Multitasking was introduced and it looks almost same with what was available on Android, showing a preview of each running application.
iOS 7 introduced an option that lets you quickly access settings like WiFi and Bluetooth with a control panel, a feature Android has had for a while.
Apple has finally allowed the use of 3rd-party keyboard apps, so one can replace the iOS 8 keyboard with a third-party keyboard like Swype and Swiftkey. These are features Android users have enjoyed for a long while. With iOS 8 also comes widgets to be stored in your notification center. Android phones have always had widgets.
What all these implies is that, Apple is gradually opening up its mobile platform, allowing more API’s and looking more like Google. Apple is starting to get more Google-like ambitions to get iOS onto more devices like in homes and cars, instead of just a small, focused handful of products.
Android becoming more closed
Android on the other hand, is becoming more closed, and they’re gradually trying to tie things up. If you read this piece on why your Android fork is doomed, you will understand the steps Google have taken so far to tighten things up and lock down Android.
The launch of Android L is set to introduce a sleek interface and strong user experience with animations and color transitions, which is something Apple has been good at all these while. Google has partnered with vendors to make phones that carry the “Android Silver” label.
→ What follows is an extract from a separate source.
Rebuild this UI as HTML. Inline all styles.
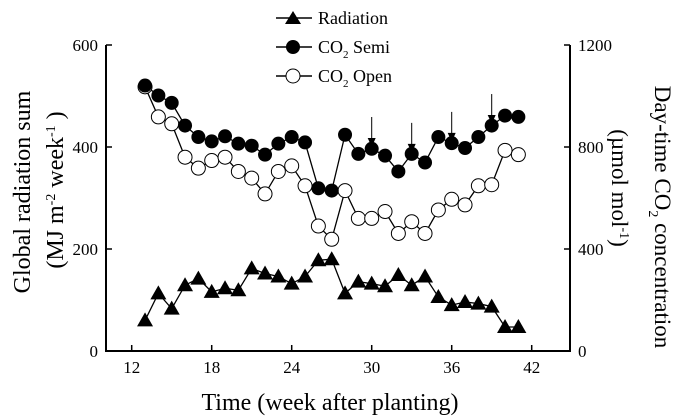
<!DOCTYPE html>
<html><head><meta charset="utf-8"><style>
html,body{margin:0;padding:0;background:#fff;}
svg{display:block;font-family:"Liberation Serif",serif;}
</style></head><body>
<svg id="chart" width="687" height="420" viewBox="0 0 687 420">
<g id="axes"></g>
<g id="marks"></g>
<g font-size="18">
 <line x1="276" y1="18" x2="312" y2="18" stroke="#000" stroke-width="1.5"/>
 <polygon points="285,24 301,24 293,11" fill="#000"/>
 <text x="318" y="24">Radiation</text>
 <line x1="276" y1="47" x2="312" y2="47" stroke="#000" stroke-width="1.5"/>
 <circle cx="293" cy="47" r="7" fill="#000"/>
 <text x="318" y="53">CO<tspan font-size="11" dy="5">2</tspan><tspan dy="-5"> Semi</tspan></text>
 <line x1="276" y1="76" x2="312" y2="76" stroke="#000" stroke-width="1.5"/>
 <circle cx="293" cy="76" r="7" fill="#fff" stroke="#000" stroke-width="1"/>
 <text x="318" y="82">CO<tspan font-size="11" dy="5">2</tspan><tspan dy="-5"> Open</tspan></text>
</g>
<text x="330" y="410" text-anchor="middle" font-size="24">Time (week after planting)</text>
<text transform="translate(30,192) rotate(-90)" text-anchor="middle" font-size="24">Global radiation sum</text>
<text transform="translate(63,190) rotate(-90)" text-anchor="middle" font-size="24">(MJ m<tspan font-size="14" dy="-8">-2</tspan><tspan dy="8"> week</tspan><tspan font-size="14" dy="-8">-1</tspan><tspan dy="8"> )</tspan></text>
<text transform="translate(655,217) rotate(90)" text-anchor="middle" font-size="23">Day-time CO<tspan font-size="14" dy="6">2</tspan><tspan dy="-6"> concentration</tspan></text>
<text transform="translate(612,188) rotate(90)" text-anchor="middle" font-size="23">(µmol mol<tspan font-size="14" dy="-8">-1</tspan><tspan dy="8">)</tspan></text>
</svg>
<script>
const weeks=[13,14,15,16,17,18,19,20,21,22,23,24,25,26,27,28,29,30,31,32,33,34,35,36,37,38,39,40,41];
const radiation=[60,113,83,129,142,116,123,119,162,152,146,132,146,178,180,113,136,132,127,149,129,146,106,90,96,93,87,47,47];
const co2Semi=[1041,1002,973,884,839,822,842,813,805,770,813,839,818,638,629,848,773,793,766,704,773,739,839,815,796,839,884,923,918];
const co2Open=[1036,918,891,760,717,747,760,704,678,616,704,726,648,490,438,629,520,520,547,461,507,461,553,595,573,648,652,787,770];
const arrowWeeks=[30,33,36,39];
const arrowTargets=[800,777,820,890];
const xTicks=[12,18,24,30,36,42];
const yLeftTicks=[0,200,400,600];
const yRightTicks=[0,400,800,1200];

const L=106,R=570,T=45,B=351;
const X=w=>131.7+(w-12)*(400/30);
const YL=v=>B-(v/600)*(B-T);
const YR=v=>B-(v/1200)*(B-T);
const NS='http://www.w3.org/2000/svg';
function mk(tag,attrs,parent){const e=document.createElementNS(NS,tag);for(const k in attrs)e.setAttribute(k,attrs[k]);parent.appendChild(e);return e;}
const ax=document.getElementById('axes'),mg=document.getElementById('marks');

let e=mk('polyline',{points:`${L},${T} ${L},${B} ${R},${B} ${R},${T}`,fill:'none',stroke:'#000','stroke-width':2},ax);


xTicks.forEach(t=>{
 const x=X(t);
 let l=mk('line',{x1:x,y1:B,x2:x,y2:B-6,stroke:'#000','stroke-width':1.5},ax);
 
 
 let tx=mk('text',{x:x,y:B+22,'text-anchor':'middle','font-size':17},ax);tx.textContent=t;
 
 
});
yLeftTicks.forEach(t=>{
 const y=YL(t);
 let l=mk('line',{x1:L,y1:y,x2:L+6,y2:y,stroke:'#000','stroke-width':1.5},ax);
 
 
 let tx=mk('text',{x:L-8,y:y+6,'text-anchor':'end','font-size':17},ax);tx.textContent=t;
 
 
});
yRightTicks.forEach(t=>{
 const y=YR(t);
 let l=mk('line',{x1:R,y1:y,x2:R-6,y2:y,stroke:'#000','stroke-width':1.5},ax);
 
 
 let tx=mk('text',{x:R+8,y:y+6,'text-anchor':'start','font-size':17},ax);tx.textContent=t;
 
 
});

function line(vals,Y,name){
 let p=mk('polyline',{points:weeks.map((w,i)=>X(w)+','+Y(vals[i])).join(' '),fill:'none',stroke:'#000','stroke-width':1.3},mg);
 
 
}
line(radiation,YL,'radiation-line');
line(co2Open,YR,'co2-open-line');
line(co2Semi,YR,'co2-semi-line');
weeks.forEach((w,i)=>{
 const x=X(w);
 let c=mk('circle',{cx:x,cy:YR(co2Open[i]),r:7,fill:'#fff',stroke:'#000','stroke-width':1},mg);
 
 
});
weeks.forEach((w,i)=>{
 const x=X(w);
 let c=mk('circle',{cx:x,cy:YR(co2Semi[i]),r:7,fill:'#000'},mg);
 
 
 const y=YL(radiation[i]);
 let t=mk('polygon',{points:`${x-8},${y+6} ${x+8},${y+6} ${x},${y-8}`,fill:'#000'},mg);
 
 
});
arrowWeeks.forEach((w,i)=>{
 const x=X(w),yb=YR(arrowTargets[i]);
 let l=mk('line',{x1:x,y1:yb-30,x2:x,y2:yb,stroke:'#000','stroke-width':1},mg);
 
 
 let h=mk('polygon',{points:`${x-4},${yb-9} ${x+4},${yb-9} ${x},${yb}`,fill:'#000'},mg);
 
 
});
</script>
</body></html>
This ensures the phones meet Google’s standards in terms of delivering a consistently better Android experience with less bloatware and heavy-handed UI changes. Phones with these tags are also expected to receive future software updates directly from Google.
Google is also set to review the rules to be followed by manufacturers whom are part of the Open Handset Alliance . They’re reportedly going to mandate where the Google Search bar will be placed, and how Google apps will be ordered in a dedicated Google folder which must be displayed on the home screen of new devices.
The new set of rules will also ensure manufacturers have the latest version of Android installed on new devices, with a promise to update to the newest version within 18 months of the device launch. All these are steps which Google are taking towards total control of both software and hardware, and probably lock things down in the proverbial ‘walled garden’ iOS users are subjected to.
From all these, its clear to point out that iOS is becoming more open and Android is becoming more closed. The erstwhile polar opposites are now converging to being one and the same.